The North Carolina Board of Elections decided on Thursday, June 13 not to certify any new voting machines. About 30 percent of the counties in the state including Guilford will have to purchase new voting machines to comply with state law requiring paper ballots for the 2020 elections.
Back in 2013 the North Carolina Legislature passed an elections law which included the requirement that all counties use paper ballots marked by the voter and that portion of the law is set to go into effect in December, 2019. It seems like in the intervening six years, someone in the legislature might have decided that the state should join the 21stCentury where everything is becoming electronic.
In an era where people regularly pay for items with their phones and self-driving vehicles are becoming a reality, at a time when people no longer go to the bank or write checks because their paychecks are electronically deposited and they pay their bills online, the state legislature decided that people should vote with paper ballots.
It is incredibly anachronistic. People communicate with text messages and emails. When was the last time the average person sat down with a piece of paper and pencil and wrote a letter?
The fear is that some foreign agent will hack into the elections system and tamper with the results. Did the legislature never hear the term “stuffing the ballot box.” The term is still used even in the world of electronic voting, but it comes from people actually putting additional paper ballots into the box. Election tampering is not a result of electronic voting. It has been around as long as there have been elections.
The 2000 disputed presidential election in Florida involved counting and recounting paper ballots. People do all kinds of weird things with paper ballots. They circle the name instead of coloring in the bubble, or black out one name and put a check mark by the other. If it can be done with a pencil and a piece of paper, it has been done on a ballot and then an elections official has to decide whether the voter made their intentions clear or not.
In the North Carolina 9thCongressional district where the results were not certified and a new election is being held, the problem was largely with the paper absentee ballots.
In an infamous write-in campaign for mayor in 1997, people actually took pens and wrote the candidate’s name on the screens of the voting machines. Unfortunately for the candidate those votes didn’t count.
Guilford County uses touch screen electronic voting machines, but they can’t be hacked in the normal sense of the word because they are never connected to the internet.

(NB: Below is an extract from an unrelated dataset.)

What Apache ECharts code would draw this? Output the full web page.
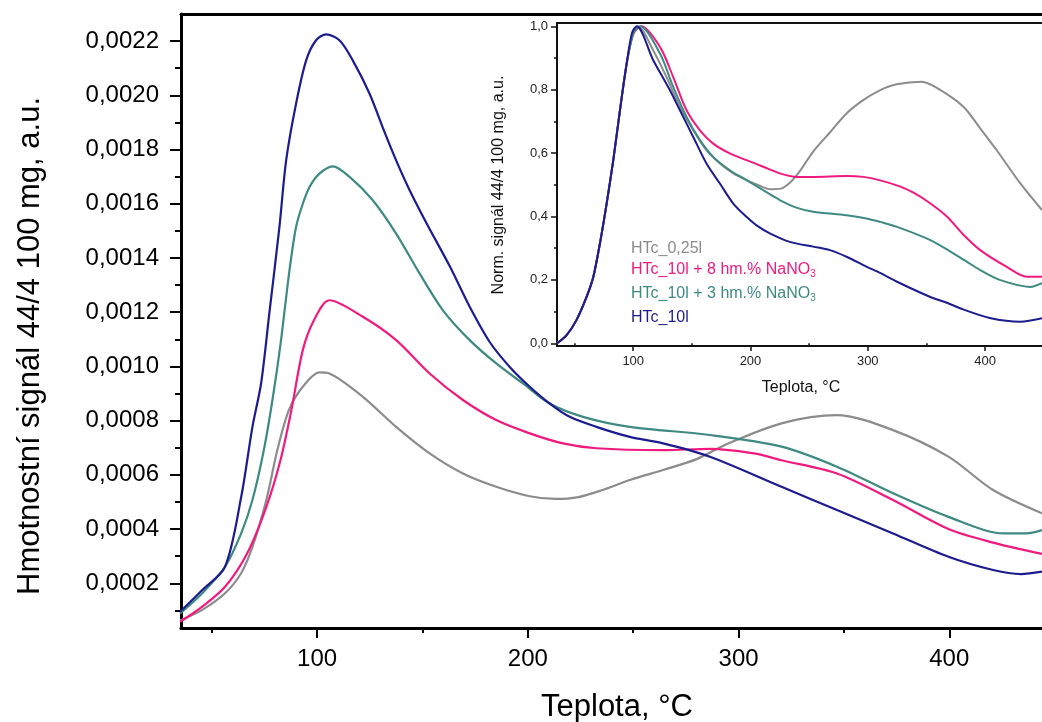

Guilford County Director of Elections Charlie Collicutt said the voting machines aren’t capable of being connected to the internet either by wire or wi-fi.

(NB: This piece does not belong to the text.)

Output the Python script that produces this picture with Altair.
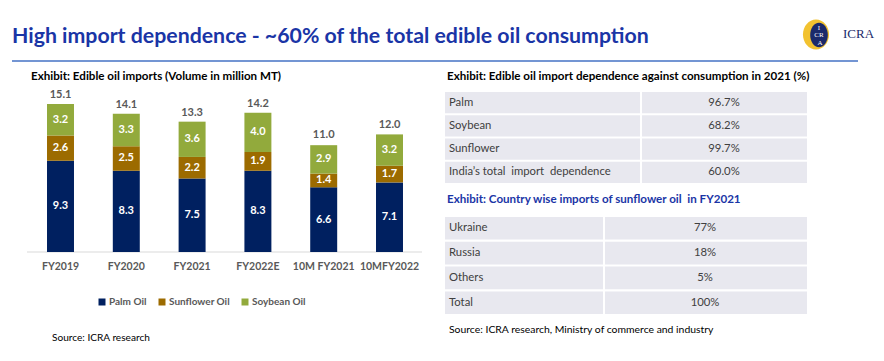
import altair as alt
import pandas as pd

# ---------------- data ----------------
periods = ["FY2019", "FY2020", "FY2021", "FY2022E", "10M FY2021", "10MFY2022"]
palm = [9.3, 8.3, 7.5, 8.3, 6.6, 7.1]
sunflower = [2.6, 2.5, 2.2, 1.9, 1.4, 1.7]
soybean = [3.2, 3.3, 3.6, 4.0, 2.9, 3.2]
totals = [15.1, 14.1, 13.3, 14.2, 11.0, 12.0]
series = ["Palm Oil", "Sunflower Oil", "Soybean Oil"]
series_colors = ["#002060", "#9C6B00", "#92AA3C"]

dep_labels = ["Palm", "Soybean", "Sunflower", "India\u2019s total\u00a0 import\u00a0 dependence"]
dep_values = ["96.7%", "68.2%", "99.7%", "60.0%"]
country_labels = ["Ukraine", "Russia", "Others", "Total"]
country_values = ["77%", "18%", "5%", "100%"]

FONT = "Lato"
CELL = "#E8E8EF"
BLUE = "#1A35A6"

rows = []
for i, p in enumerate(periods):
    for k, (s, vals) in enumerate(zip(series, [palm, sunflower, soybean])):
        rows.append({"period": p, "series": s, "value": vals[i], "order": k})
bar_df = pd.DataFrame(rows)
tot_df = pd.DataFrame({"period": periods, "total": totals})
dummy = pd.DataFrame({"k": [0]})

# ---------------- bar chart ----------------
x_scale = alt.Scale(type="band", domain=periods, range=[19.6, 414.4],
                    paddingInner=0.59, paddingOuter=0.295)
y_scale = alt.Scale(domain=[0, 20], range=[244, 48], nice=False, zero=True)

def xenc():
    return alt.X("period:N", sort=periods, axis=None, scale=x_scale, bandPosition=0.5)

bars = alt.Chart(bar_df).mark_bar().encode(
    x=alt.X("period:N", sort=periods, axis=None, scale=x_scale),
    y=alt.Y("value:Q", stack="zero", scale=y_scale, axis=None),
    color=alt.Color("series:N", sort=series,
                    scale=alt.Scale(domain=series, range=series_colors),
                    legend=alt.Legend(orient="none", legendX=89, legendY=289,
                                      direction="horizontal", title=None,
                                      symbolType="square", symbolSize=49,
                                      symbolStrokeWidth=0, labelFont=FONT,
                                      labelFontSize=10, labelFontWeight="bold",
                                      labelColor="#595959", labelOffset=2,
                                      columnPadding=10, padding=0)),
    order=alt.Order("order:Q"),
)

seg_text = alt.Chart(bar_df).transform_window(
    cum="sum(value)", groupby=["period"], sort=[alt.SortField("order")], frame=[None, 0]
).transform_calculate(
    mid="datum.cum - datum.value / 2"
).mark_text(color="white", font=FONT, fontSize=11, fontWeight="bold", baseline="middle").encode(
    x=xenc(),
    y=alt.Y("mid:Q", scale=y_scale, axis=None),
    text=alt.Text("value:Q", format=".1f"),
)

tot_text = alt.Chart(tot_df).mark_text(color="#595959", font=FONT, fontSize=11,
                                        fontWeight="bold", baseline="middle", dy=-9).encode(
    x=xenc(),
    y=alt.Y("total:Q", scale=y_scale, axis=None),
    text=alt.Text("total:Q", format=".1f"),
)

period_text = alt.Chart(tot_df).mark_text(color="#595959", font=FONT, fontSize=10.5,
                                           fontWeight="bold", baseline="middle").encode(
    x=xenc(),
    y=alt.value(259),
    text="period:N",
)

baseline_rule = alt.Chart(dummy).mark_rule(color="#D9D9D9", strokeWidth=1).encode(
    x=alt.value(19), x2=alt.value(414), y=alt.value(244)
)

# ---------------- tables ----------------
def table(labels, values, top, bottom, left, divider, right, value_center):
    df = pd.DataFrame({"label": labels, "value": values})
    sc = alt.Scale(type="band", domain=labels, range=[top, bottom],
                   paddingInner=0.09, paddingOuter=0)
    y_band = alt.Y("label:N", sort=labels, axis=None, scale=sc)
    y_mid = alt.Y("label:N", sort=labels, axis=None, scale=sc, bandPosition=0.5)
    base = alt.Chart(df)
    c1 = base.mark_rect(color=CELL).encode(y=y_band, x=alt.value(left), x2=alt.value(divider - 1))
    c2 = base.mark_rect(color=CELL).encode(y=y_band, x=alt.value(divider + 1), x2=alt.value(right))
    t1 = base.mark_text(align="left", baseline="middle", font=FONT, fontSize=11.3,
                        color="#404040").encode(y=y_mid, x=alt.value(left + 4), text="label:N")
    t2 = base.mark_text(align="center", baseline="middle", font=FONT, fontSize=11.3,
                        color="#404040").encode(y=y_mid, x=alt.value(value_center), text="value:N")
    return [c1, c2, t1, t2]

table1 = table(dep_labels, dep_values, 84, 175, 437, 633, 799, 716)
table2 = table(country_labels, country_values, 209, 306, 437, 596, 799, 697)

# ---------------- static text ----------------
def label(txt, x, y, size, weight="normal", color="black", align="left", font=FONT):
    return alt.Chart(dummy).mark_text(text=txt, align=align, baseline="middle", font=font,
                                      fontSize=size, fontWeight=weight, color=color).encode(
        x=alt.value(x), y=alt.value(y))

title = label("High import dependence - ~60% of the total edible oil consumption", 4, 29, 21.3, "bold", BLUE)
top_rule = alt.Chart(dummy).mark_rule(color="#4472C4", strokeWidth=1.5).encode(
    x=alt.value(4), x2=alt.value(850), y=alt.value(53))
sub1 = label("Exhibit: Edible oil imports (Volume in million MT)", 23, 69, 11.6, "bold")
sub2 = label("Exhibit: Edible oil import dependence against consumption in 2021 (%)", 439, 69, 11.6, "bold")
sub3 = label("Exhibit: Country wise imports of sunflower oil\u00a0 in FY2021", 439, 192, 11.6, "bold", BLUE)
src1 = label("Source: ICRA research", 44, 330, 10.1)
src2 = label("Source: ICRA research, Ministry of commerce and industry", 441, 322, 10.4)

ellipse = "M0,-1 A0.87,1 0 1,1 0,1 A0.87,1 0 1,1 0,-1 Z"
logo_outer = alt.Chart(dummy).mark_point(shape=ellipse, filled=True, size=900, color="#F2C230",
                                         opacity=1).encode(x=alt.value(808), y=alt.value(26.5))
logo_inner = alt.Chart(dummy).mark_point(shape="M0,-1 A0.72,1 0 1,1 0,1 A0.72,1 0 1,1 0,-1 Z",
                                         filled=True, size=600, color="#1B2A6B",
                                         opacity=1).encode(x=alt.value(811), y=alt.value(27))
logo_i = label("I", 811, 19.5, 7, "normal", "white", "center", "Liberation Serif")
logo_cr = label("CR", 811, 27, 7, "normal", "white", "center", "Liberation Serif")
logo_a = label("A", 812, 34.5, 7, "normal", "white", "center", "Liberation Serif")
logo_txt = label("ICRA", 835, 26, 13, "normal", "#1B2A6B", "left", "Liberation Serif")

layers = [title, top_rule, logo_outer, logo_inner, logo_i, logo_cr, logo_a, logo_txt,
          sub1, sub2, sub3, src1, src2,
          baseline_rule, bars, seg_text, tot_text, period_text] + table1 + table2

chart = alt.layer(*layers).resolve_scale(
    x="independent", y="independent", color="independent"
).properties(
    width=868, height=345, padding=0, autosize=alt.AutoSizeParams(type="none")
).configure_view(stroke=None)

chart.save("out.html", embed_options={"renderer": "svg", "actions": False})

The votes are collected on an electronic cartridge. Those cartridges are then physically taken to the Board of Elections office and read by another computer that is never hooked up to the internet and spends nonelection days locked in a vault according Collicutt.

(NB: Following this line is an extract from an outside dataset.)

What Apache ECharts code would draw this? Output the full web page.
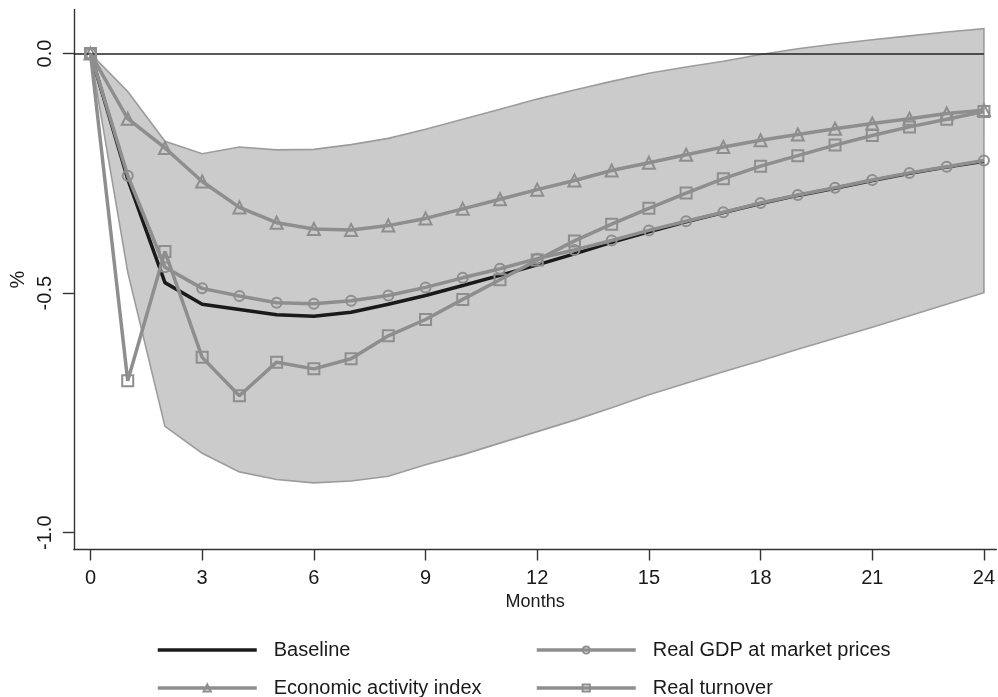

The Guilford County touch screen voting machines also produce a paper record of each vote cast. It would seem like that paper record would be enough to satisfy people who don’t trust these “newfangled” computer thingamajigs. But according to the state statute Guilford County will have to purchase new voting machines at a cost of about $8 million, so that the voter marks the ballot. But the law allows a machine to actually mark the ballot at the direction of the voter and then once the ballot is marked the voter will take it out of the machine and put it in a ballot box.
The ballots in the box will then be counted by another computer. In other words, the paper ballots are not going to be counted by hand, so if the worry is that some foreign entity could hack into the voting machines, why couldn’t they hack into the ballot counting machines.
Even if the North Carolina Board of Elections doesn’t approve an electronic voting machine and voters have to take a number 2 pencil to the polls to color in a bubble, those ballots filled out by hand are still going to be counted by a machine.
The state Board of Elections has to make the decision on approving new voting machines because no county can use a voting machine not approved by the state board. However, the 2019 elections in Guilford County will be held on the same touchscreen voting machines that have been used for years.
But the 2020 election where early voting starts in mid-February for the March primary is supposed to be on the new as yet unapproved voting machines. Unless another extension is granted then between whenever the state Board of Elections approves new voting machines and February, Guilford, Alamance, Mecklenburg and a bunch of other counties will have to purchase new voting machines that create paper ballots, train the staff how they work, train the poll workers on the entirely new process and hold as many training sessions as possible for the public.
It could all work, but there are a lot of things that could go wrong with such a short timeline.
A simple amendment to the statute that would allow a paper record of the vote, instead of requiring a paper ballot would make the whole process a lot more reasonable.